Teaching acting at the University of the Arts has given me a laboratory in which to examine the component parts of drama. The process of character construction is illuminated as an actor labors to transform himself into another person as defined by clues in a text.
Recently we examined mood and emotion. Specifically we searched for their impact upon character action. The distinction between the two qualities had already been clearly articulated in the work of renowned psycho-anthropologist Paul Ekman. He defines emotion as a short-lived response to a specific stimulus. He distinguishes this from mood, which is a protracted feeling that has no causation. (More likely mood is biological rather than experiential.)
Ekman spends many chapters in his book, Emotions Revealed (Holt Paperbacks), exploring the biological and sociological significance of this distinction. Writers, however, need only apply these two qualities of character as tools to analyze character action.

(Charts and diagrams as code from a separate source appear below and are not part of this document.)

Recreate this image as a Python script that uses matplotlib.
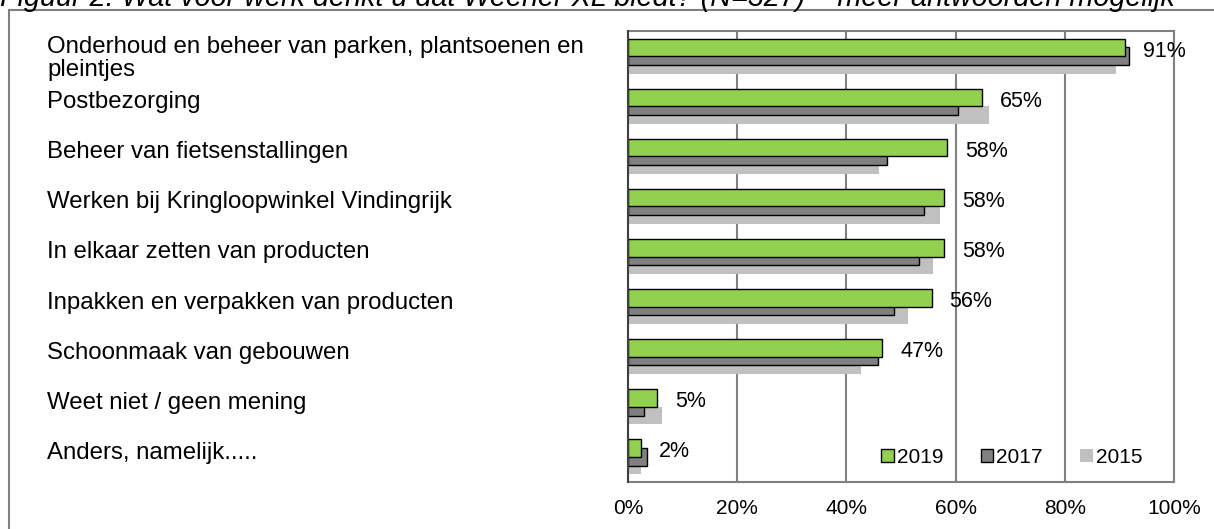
import matplotlib
matplotlib.use("Agg")
import matplotlib.pyplot as plt
import matplotlib.transforms as mtransforms
import numpy as np
from matplotlib.lines import Line2D

plt.rcParams['font.family'] = ['Liberation Sans', 'DejaVu Sans']

categories = [
    "Onderhoud en beheer van parken, plantsoenen en\npleintjes",
    "Postbezorging",
    "Beheer van fietsenstallingen",
    "Werken bij Kringloopwinkel Vindingrijk",
    "In elkaar zetten van producten",
    "Inpakken en verpakken van producten",
    "Schoonmaak van gebouwen",
    "Weet niet / geen mening",
    "Anders, namelijk.....",
]
vals_2019 = [91.0, 64.8, 58.4, 57.9, 57.9, 55.6, 46.6, 5.4, 2.3]
vals_2017 = [91.8, 60.5, 47.4, 54.2, 53.3, 48.7, 45.7, 3.0, 3.4]
vals_2015 = [89.4, 66.2, 45.9, 57.1, 55.8, 51.3, 42.7, 6.2, 2.3]
xticks = [0, 20, 40, 60, 80, 100]

W, H = 1214, 529
fig = plt.figure(figsize=(W / 100, H / 100), dpi=100)
ax = fig.add_axes([628 / W, (H - 482) / H, 546 / W, 451 / H])

y = np.arange(len(categories))
h = 0.35
off = 0.175
ax.barh(y + off, vals_2015, height=h, color="#C0C0C0", zorder=2, label="2015")
ax.barh(y, vals_2017, height=h, color="#808080", edgecolor="black", linewidth=1, zorder=3, label="2017")
ax.barh(y - off, vals_2019, height=h, color="#92D050", edgecolor="black", linewidth=1, zorder=4, label="2019")

for yi, v in zip(y, vals_2019):
    ax.annotate(f"{v:.0f}%", xy=(v, yi - 0.1), xytext=(13, 0), textcoords="offset points",
                va="center", ha="left", fontsize=15.5, zorder=5)

ax.set_xlim(0, 100)
ax.set_ylim(len(categories) - 0.5, -0.5)
ax.set_xticks(xticks)
ax.set_xticklabels([f"{t}%" for t in xticks], fontsize=15)
ax.set_yticks(y)
ax.set_yticklabels([])
ax.tick_params(axis="both", length=0)
ax.tick_params(axis="x", pad=12)
ax.xaxis.grid(True, color="#808080", linewidth=1.5, zorder=1)
ax.set_axisbelow(True)
for side in ["top", "right", "bottom"]:
    ax.spines[side].set_color("#808080")
    ax.spines[side].set_linewidth(1.5)
ax.spines["left"].set_color("#404040")
ax.spines["left"].set_linewidth(1.5)
ax.spines["left"].set_zorder(6)

# category labels sit in the left part of the frame, not as tick labels
label_tr = mtransforms.blended_transform_factory(fig.transFigure, ax.transData)
for yi, lab in zip(y, categories):
    dy = 0.05 if "\n" in lab else -0.08
    ax.text(47 / W, yi + dy, lab, transform=label_tr,
            ha="left", va="center", fontsize=17.3, linespacing=1.1)

handles, labels = ax.get_legend_handles_labels()
order = [2, 1, 0]
ax.legend([handles[i] for i in order], [labels[i] for i in order], ncol=3, frameon=False,
          loc="center", bbox_to_anchor=(0.703, 0.055), fontsize=15, handlelength=0.6,
          handleheight=0.6, handletextpad=0.15, columnspacing=1.8, borderpad=0)

fig.text(0.0, 1 - 6 / H, "Figuur 2: Wat voor werk denkt u dat Weener XL biedt? (N=327) \u2013 meer antwoorden mogelijk",
         ha="left", va="baseline", fontsize=20.7, style="italic")

# outer frame (only left and top edges visible)
fig.add_artist(Line2D([9 / W, 9 / W], [-0.1, 1 - 10 / H], transform=fig.transFigure, color="#808080", linewidth=1.5))
fig.add_artist(Line2D([9 / W, 1.1], [1 - 10 / H, 1 - 10 / H], transform=fig.transFigure, color="#808080", linewidth=1.5))

fig.savefig("out.png", dpi=100)
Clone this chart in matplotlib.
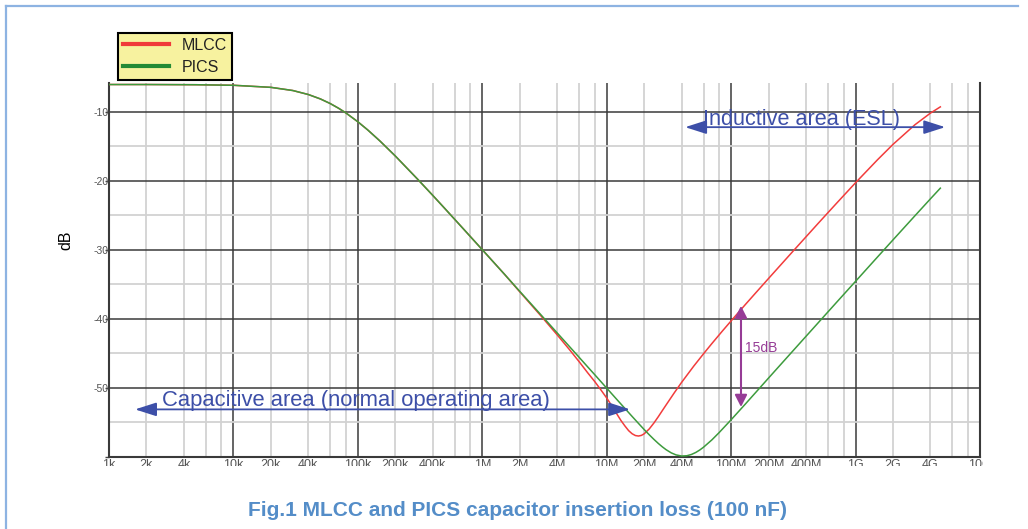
import numpy as np
import matplotlib
matplotlib.use("Agg")
import matplotlib.pyplot as plt
from matplotlib.lines import Line2D
from matplotlib.transforms import Bbox

plt.rcParams['font.family'] = ['Liberation Sans', 'DejaVu Sans']

# ---------------- data ----------------
# shared low-frequency part (both capacitors coincide)
freq_shared_hz = [1e3, 2e3, 5e3, 1e4, 2e4, 3e4, 4e4, 5e4, 6e4, 7e4, 8e4, 1e5,
                  1.2e5, 1.5e5, 2e5, 3e5, 4e5, 5e5, 7e5, 1e6, 1.5e6]
db_shared = [-6.02, -6.02, -6.05, -6.13, -6.43, -6.89, -7.47, -8.11, -8.78,
             -9.46, -10.13, -11.42, -12.60, -14.18, -16.38, -19.68, -22.09,
             -23.99, -26.88, -29.96, -33.47]

mlcc_freq_mhz = [2, 3, 4, 5, 6, 7, 8, 9, 10, 11, 12, 13, 14, 15, 16, 17, 18, 19,
                 20, 22, 24, 26, 28, 30, 35, 40, 50, 60, 70, 85, 100, 130, 160,
                 200, 300, 500, 700, 1000, 1500, 2000, 3000, 4000, 4800]
mlcc_db = [-36.06, -39.67, -42.30, -44.40, -46.18, -47.75, -49.05, -50.30,
           -51.45, -52.60, -53.70, -54.70, -55.50, -56.18, -56.63, -56.89,
           -56.96, -56.87, -56.64, -55.92, -55.05, -54.15, -53.27, -52.46,
           -50.67, -49.18, -46.84, -45.04, -43.56, -41.75, -40.27, -37.91,
           -36.08, -34.12, -30.58, -26.15, -23.27, -20.25, -16.93, -14.69,
           -11.85, -10.16, -9.26]

pics_freq_mhz = [2, 3, 4, 5, 6, 7, 8, 10, 12, 14, 16, 18, 20, 22, 24, 26, 28, 30,
                 33, 36, 40, 44, 48, 52, 56, 60, 70, 80, 100, 130, 160, 200, 300,
                 500, 700, 1000, 1500, 2000, 3000, 4000, 4800]
pics_db = [-35.99, -39.51, -42.02, -43.96, -45.55, -46.90, -48.06, -50.02,
           -51.62, -52.96, -54.12, -55.13, -56.02, -56.79, -57.46, -58.04,
           -58.53, -58.94, -59.40, -59.69, -59.86, -59.82, -59.63, -59.34,
           -58.98, -58.58, -57.52, -56.47, -54.60, -52.33, -50.51, -48.55,
           -45.01, -40.56, -37.63, -34.54, -31.02, -28.53, -25.04, -22.58,
           -21.04]

series_names = ["MLCC", "PICS"]

major_x = [1e3, 1e4, 1e5, 1e6, 1e7, 1e8, 1e9, 1e10]
major_x_labels = ["1k", "10k", "100k", "1M", "10M", "100M", "1G", "10G"]
minor_mult = [2, 4, 6, 8]
minor_suffix = ["k", "k", "k", "M", "M", "M", "G"]
major_y = [-60, -50, -40, -30, -20, -10]
major_y_labels = ["", "-50", "-40", "-30", "-20", "-10"]
minor_y = [-55, -45, -35, -25, -15]

# ---------------- figure ----------------
W, H = 1028, 529
fig = plt.figure(figsize=(W / 100, H / 100), dpi=100)
fig.patch.set_facecolor("white")

ax = fig.add_axes([109 / W, 1 - 457 / H, (980 - 109) / W, (457 - 83) / H])
ax.set_xscale("log")
ax.set_xlim(1e3, 1e10)
ax.set_ylim(-60, -5.8)

f_mlcc = np.concatenate([freq_shared_hz, np.array(mlcc_freq_mhz) * 1e6])
d_mlcc = np.concatenate([db_shared, mlcc_db])
f_pics = np.concatenate([freq_shared_hz, np.array(pics_freq_mhz) * 1e6])
d_pics = np.concatenate([db_shared, pics_db])

red = "#f23c3c"
green = "#3d9b3d"
ax.plot(f_mlcc, d_mlcc, color=red, lw=1.1, zorder=3)
ax.plot(f_pics, d_pics, color=green, lw=1.1, zorder=4)

# ticks / grid
ax.set_xticks(major_x)
ax.set_xticklabels(major_x_labels)
minor_pos, minor_lab = [], []
for dec, suf in zip(major_x[:-1], minor_suffix):
    for m in minor_mult:
        minor_pos.append(dec * m)
        base = dec / {"k": 1e3, "M": 1e6, "G": 1e9}[suf]
        val = int(round(base * m))
        minor_lab.append(f"{val}{suf}" if m in (2, 4) else "")
ax.set_xticks(minor_pos, minor=True)
ax.set_xticklabels(minor_lab, minor=True)
ax.set_yticks(major_y)
ax.set_yticklabels(major_y_labels)
ax.set_yticks(minor_y, minor=True)
ax.set_yticklabels([""] * len(minor_y), minor=True)

ax.grid(which="major", color="#3a3a3a", lw=1.1)
ax.grid(which="minor", color="#d2d2d2", lw=1.3)
ax.set_axisbelow(True)

ax.tick_params(axis="x", which="both", length=0, pad=1.2, labelsize=9,
               labelcolor="#555555")
ax.tick_params(axis="y", which="major", length=3, width=1, color="#444444",
               pad=-2.5, labelsize=7.5, labelcolor="#555555")
ax.tick_params(axis="y", which="minor", length=0)

ax.spines["top"].set_visible(False)
for s in ["left", "bottom", "right"]:
    ax.spines[s].set_color("#3a3a3a")
    ax.spines[s].set_linewidth(1.5)

# clip x tick labels (they appear cut in the reference)
clip = Bbox.from_extents(0, H - 466, 983, H - 455)
for lbl in ax.get_xticklabels() + ax.get_xticklabels(minor=True):
    lbl.set_clip_on(True)
    lbl.set_clip_box(clip)

# annotations
blue = "#3d4fa8"
purple = "#963c96"
ax.annotate("", xy=(1.54e7, -53.1), xytext=(1.62e3, -53.1),
            arrowprops=dict(arrowstyle="<|-|>,head_length=1.0,head_width=0.32",
                            mutation_scale=13, color=blue, lw=1.3,
                            shrinkA=0, shrinkB=0), zorder=6)
ax.text(2.67e3, -52.55, "Capacitive area (normal operating area)", color=blue,
        fontsize=15.8, ha="left", va="baseline", zorder=7)

ax.annotate("", xy=(5.25e9, -12.2), xytext=(4.27e7, -12.2),
            arrowprops=dict(arrowstyle="<|-|>,head_length=1.0,head_width=0.32",
                            mutation_scale=13, color=blue, lw=1.3,
                            shrinkA=0, shrinkB=0), zorder=6)
ax.text(5.96e7, -11.95, "Inductive area (ESL)", color=blue,
        fontsize=15.6, ha="left", va="baseline", zorder=7)

ax.annotate("", xy=(1.2e8, -38.1), xytext=(1.2e8, -52.75),
            arrowprops=dict(arrowstyle="<|-|>,head_length=0.55,head_width=0.28",
                            mutation_scale=13, color=purple, lw=1.5,
                            shrinkA=0, shrinkB=0), zorder=6)
ax.text(1.30e8, -44.2, "15dB", color=purple, fontsize=10, ha="left",
        va="center", zorder=7)

# legend
handles = [Line2D([], [], color="#f03a3a", lw=3),
           Line2D([], [], color="#238a35", lw=3)]
leg = ax.legend(handles, series_names, loc="upper left",
                bbox_to_anchor=(118 / W, 1 - 33 / H),
                bbox_transform=fig.transFigure, borderaxespad=0,
                fontsize=11.5, frameon=True, fancybox=False, framealpha=1,
                borderpad=0.3, labelspacing=0.45, handlelength=2.9,
                handletextpad=0.8)
leg.get_frame().set_facecolor("#f7f29f")
leg.get_frame().set_edgecolor("black")
leg.get_frame().set_linewidth(1.5)
leg.set_zorder(10)
for t in leg.get_texts():
    t.set_color("#222222")

# y label
fig.text(66 / W, 1 - 240 / H, "dB", rotation=90, ha="center", va="center",
         fontsize=11.5, color="black")

# title
fig.text(518 / W, 1 - 510 / H,
         "Fig.1 MLCC and PICS capacitor insertion loss (100 nF)",
         ha="center", va="center", fontsize=15, fontweight="bold",
         color="#548dc8")

# outer light-blue frame (top and left edges)
frame_c = "#8db3e2"
fig.add_artist(Line2D([6 / W, 1018 / W], [1 - 6 / H, 1 - 6 / H],
                      transform=fig.transFigure, color=frame_c, lw=1.6))
fig.add_artist(Line2D([6 / W, 6 / W], [0, 1 - 6 / H],
                      transform=fig.transFigure, color=frame_c, lw=1.6))

fig.savefig("out.png", dpi=100)
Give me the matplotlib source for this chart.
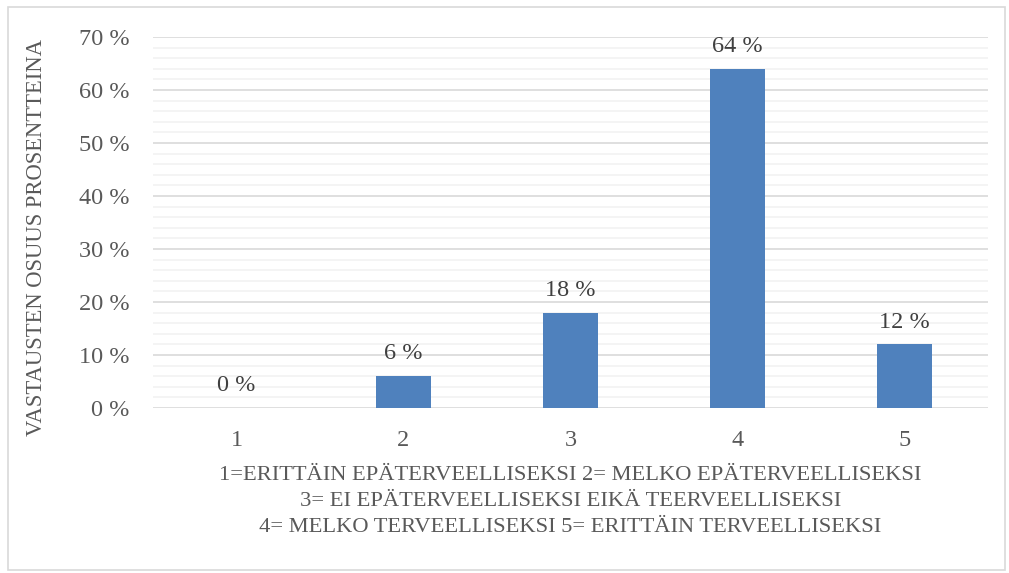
import matplotlib
matplotlib.use("Agg")
import matplotlib.pyplot as plt
from matplotlib.patches import Rectangle
import numpy as np

categories = ["1", "2", "3", "4", "5"]
values = [0, 6, 18, 64, 12]
y_ticks = [0, 10, 20, 30, 40, 50, 60, 70]
y_label = "VASTAUSTEN OSUUS PROSENTTEINA"
x_label = ("1=ERITTÄIN EPÄTERVEELLISEKSI 2= MELKO EPÄTERVEELLISEKSI\n"
           "3= EI EPÄTERVEELLISEKSI EIKÄ TEERVEELLISEKSI\n"
           "4= MELKO TERVEELLISEKSI 5= ERITTÄIN TERVEELLISEKSI")

plt.rcParams['font.family'] = ['Liberation Serif', 'DejaVu Serif']

fig = plt.figure(figsize=(10.09, 5.73), dpi=100)
fig.patches.append(Rectangle((0.008, 0.005), 0.988, 0.983, transform=fig.transFigure,
                             fill=False, edgecolor='#d9d9d9', linewidth=1.2))
ax = fig.add_axes([153/1009, 1 - 408/573, (988-153)/1009, (408-37)/573])

x = np.arange(len(categories))
ax.bar(x, values, width=0.335, color='#4f81bd', zorder=3)
for xi, v in zip(x, values):
    ax.text(xi, v + 4.2, f"{v} %", ha='center', va='center', fontsize=17.5, color='#404040')

ax.set_xlim(-0.5, len(categories) - 0.5)
ax.set_ylim(0, 70)
ax.set_yticks(y_ticks)
ax.set_yticklabels([f"{t} %" for t in y_ticks])
ax.set_yticks(np.arange(0, 71, 2), minor=True)
ax.grid(axis='y', which='major', color='#d9d9d9', linewidth=1.2, zorder=0)
ax.grid(axis='y', which='minor', color='#f2f2f2', linewidth=1.2, zorder=0)
ax.set_xticks(x)
ax.set_xticklabels(categories)
ax.tick_params(axis='both', which='both', length=0, labelsize=17.5, labelcolor='#595959')
ax.tick_params(axis='y', pad=17)
ax.tick_params(axis='x', pad=16)
for s in ax.spines.values():
    s.set_visible(False)

ax.set_ylabel(y_label, fontsize=16.3, color='#595959', va='center')
ax.yaxis.set_label_coords(-0.139, 0.46)
ax.set_xlabel(x_label, fontsize=16.2, color='#595959', linespacing=1.5, labelpad=11)

fig.savefig("out.png", dpi=100)
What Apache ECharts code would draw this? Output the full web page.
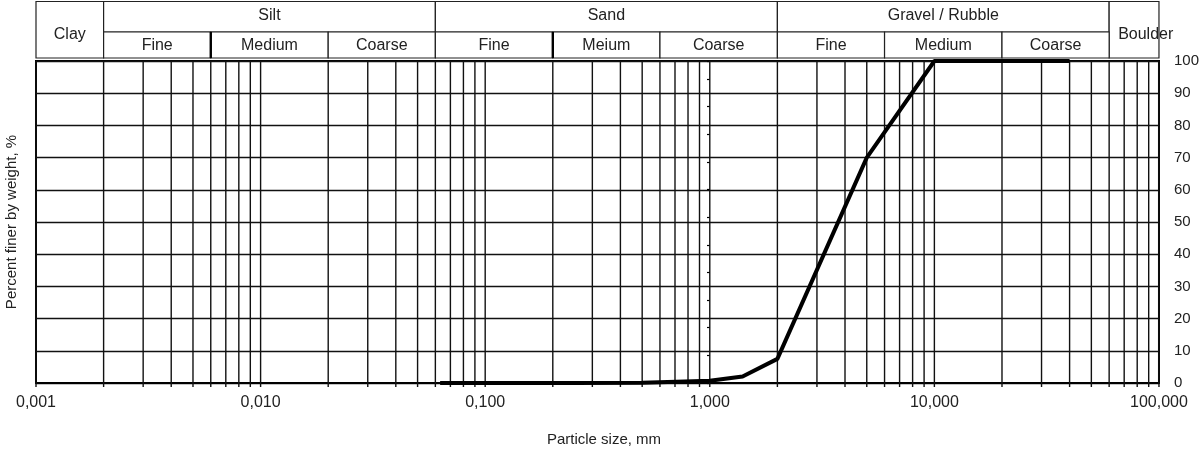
<!DOCTYPE html>
<html>
<head>
<meta charset="utf-8">
<title>Particle size distribution</title>
<script src="https://cdn.jsdelivr.net/npm/echarts@6/dist/echarts.min.js"></script>
<style>
  html, body { margin: 0; padding: 0; background: #fff; }
  #chart { width: 1202px; height: 450px; }
</style>
</head>
<body>
<div id="chart"></div>
<script>
// Grading curve: sieve sizes (mm) and cumulative percent passing
const sizeMm        = [0.063, 0.1, 0.25, 0.5, 1, 1.4, 2, 5, 10, 20, 40];
const percentFiner  = [0, 0, 0, 0.1, 0.7, 2.0, 7.5, 70, 100, 100, 100];

// Soil fraction classification (upper header row)
const fractionNames  = ['Clay', 'Silt', 'Sand', 'Gravel / Rubble', 'Boulder'];
const fractionBounds = [0.001, 0.002, 0.06, 2, 60, 100];

// Sub-fractions (lower header row), between consecutive bounds
const subNames  = ['Fine', 'Medium', 'Coarse', 'Fine', 'Meium', 'Coarse', 'Fine', 'Medium', 'Coarse'];
const subBounds = [0.002, 0.006, 0.02, 0.06, 0.2, 0.6, 2, 6, 20, 60];

// Log-paper vertical rules: 1..9 in each decade
const gridSizes = [];
for (let e = -3; e < 2; e++) {
  for (let m = 1; m < 10; m++) gridSizes.push(+(m * Math.pow(10, e)).toPrecision(3));
}
gridSizes.push(100);

const FONT = '"Liberation Sans", Arial, Helvetica, sans-serif';
const TEXT = '#222';

// Header cells: fractions without subdivisions span both rows
const headerCells = [];
fractionNames.forEach((name, i) => {
  const spans = (name === 'Clay' || name === 'Boulder');
  headerCells.push({ name, from: fractionBounds[i], to: fractionBounds[i + 1], row: spans ? 'both' : 'top',
                     align: name === 'Boulder' ? 'left' : 'center' });
});
subNames.forEach((name, i) => {
  headerCells.push({ name, from: subBounds[i], to: subBounds[i + 1], row: 'bottom', align: 'center',
                     heavyLeft: (i === 1 || i === 4) });
});

const chart = echarts.init(document.getElementById('chart'), null, { renderer: 'canvas' });

chart.setOption({
  animation: false,
  backgroundColor: '#fff',
  textStyle: { fontFamily: FONT },
  grid: { left: 36, right: 41, top: 61, bottom: 67, show: true, borderColor: '#000', borderWidth: 2, containLabel: false },
  xAxis: {
    type: 'log', logBase: 10, min: 0.001, max: 100,
    axisLine: { show: true, lineStyle: { color: '#000', width: 2 } },
    axisTick: { show: false },
    splitLine: { show: false },
    axisLabel: {
      fontSize: 16, color: TEXT, fontFamily: FONT, margin: 12,
      showMinLabel: true, showMaxLabel: true,
      formatter: v => Number(v).toFixed(3).replace('.', ',')
    }
  },
  yAxis: [
    {
      type: 'value', position: 'right', min: 0, max: 100, interval: 10,
      axisLine: { show: true, lineStyle: { color: '#000', width: 2 } },
      axisTick: { show: false },
      axisLabel: { fontSize: 15, color: TEXT, fontFamily: FONT, margin: 15 },
      splitLine: { show: true, lineStyle: { color: '#111', width: 1.4 } }
    },
    {
      // small inner tick scale crossing at 1 mm
      type: 'value', position: 'left', offset: -674, min: 0, max: 116.5, interval: 10,
      axisLine: { show: false },
      axisTick: { show: true, length: 3, lineStyle: { color: '#000', width: 1.2 } },
      axisLabel: { show: false },
      splitLine: { show: false }
    }
  ],
  graphic: [
    {
      type: 'text', x: 12, y: 222, rotation: Math.PI / 2,
      style: { text: 'Percent finer by weight, %', fill: TEXT, fontSize: 15, fontFamily: FONT, align: 'center', verticalAlign: 'middle' }
    },
    {
      type: 'text', x: 604, y: 440,
      style: { text: 'Particle size, mm', fill: TEXT, fontSize: 15, fontFamily: FONT, align: 'center', verticalAlign: 'middle' }
    }
  ],
  series: [
    {
      // vertical log-paper rules with their ticks below the axis
      type: 'custom', z: 1, silent: true,
      data: gridSizes.map(v => [v, 0]),
      encode: { x: 0, y: 1 },
      renderItem: (params, api) => {
        const v = api.value(0);
        const p0 = api.coord([v, 100]);
        const p1 = api.coord([v, 0]);
        return {
          type: 'line',
          shape: { x1: p0[0], y1: p0[1], x2: p1[0], y2: p1[1] + 4 },
          style: { stroke: '#111', lineWidth: 1.4 }
        };
      }
    },
    {
      // classification header above the plot
      type: 'custom', z: 2, silent: true,
      data: headerCells.map(c => [c.from, 100, c.to]),
      encode: { x: [0, 2], y: 1 },
      renderItem: (params, api) => {
        const c = headerCells[params.dataIndex];
        const a = api.coord([c.from, 100]);
        const b = api.coord([c.to, 100]);
        const top = a[1];
        const rowTop = top - 59.5, rowMid = top - 29, rowBot = top - 3;
        let y0, y1, ty;
        if (c.row === 'top') { y0 = rowTop; y1 = rowMid; ty = top - 45; }
        else if (c.row === 'bottom') { y0 = rowMid; y1 = rowBot; ty = top - 15; }
        else { y0 = rowTop; y1 = rowBot; ty = top - 26; }
        const tx = c.align === 'left' ? a[0] + 9 : (a[0] + b[0]) / 2;
        const children = [
          { type: 'rect', shape: { x: a[0], y: y0, width: b[0] - a[0], height: y1 - y0 },
            style: { fill: '#fff', stroke: '#222', lineWidth: 1.2 } },
          { type: 'text', x: tx, y: ty,
            style: { text: c.name, fill: TEXT, fontSize: 16, fontFamily: FONT, align: c.align, verticalAlign: 'middle' } }
        ];
        if (c.heavyLeft) {
          children.push({ type: 'line', shape: { x1: a[0], y1: y0, x2: a[0], y2: y1 },
                          style: { stroke: '#000', lineWidth: 2.4 } });
        }
        return { type: 'group', children };
      }
    },
    {
      name: 'Percent finer',
      type: 'line', z: 5, clip: false,
      data: sizeMm.map((s, i) => [s, percentFiner[i]]),
      symbol: 'none',
      lineStyle: { color: '#000', width: 4 }
    }
  ]
});
</script>
</body>
</html>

Since mood is sustained and unprovoked, we are able to select a mood for each character in every scene that predisposes them to the emotions requisite for advancing the action or plot. In other words, Othello is in an angry mood, then the machinations of Iago incite him to a murderous rage. Begin the play with the aging warrior in Hamlet’s deep sadness, and then he finds it difficult to be aroused from his lethargy to achieve the climatic action of the play.
Reducing the complex task of playcraft to a series of specific manipulations of the text is an important element of developing mastery. The interaction of mood and emotion is one of one hundred aspects of character that each of us know intuitively. Still, we are unlikely to apply this knowledge for best effect until the implications of each quality of character upon developing action are made conscious.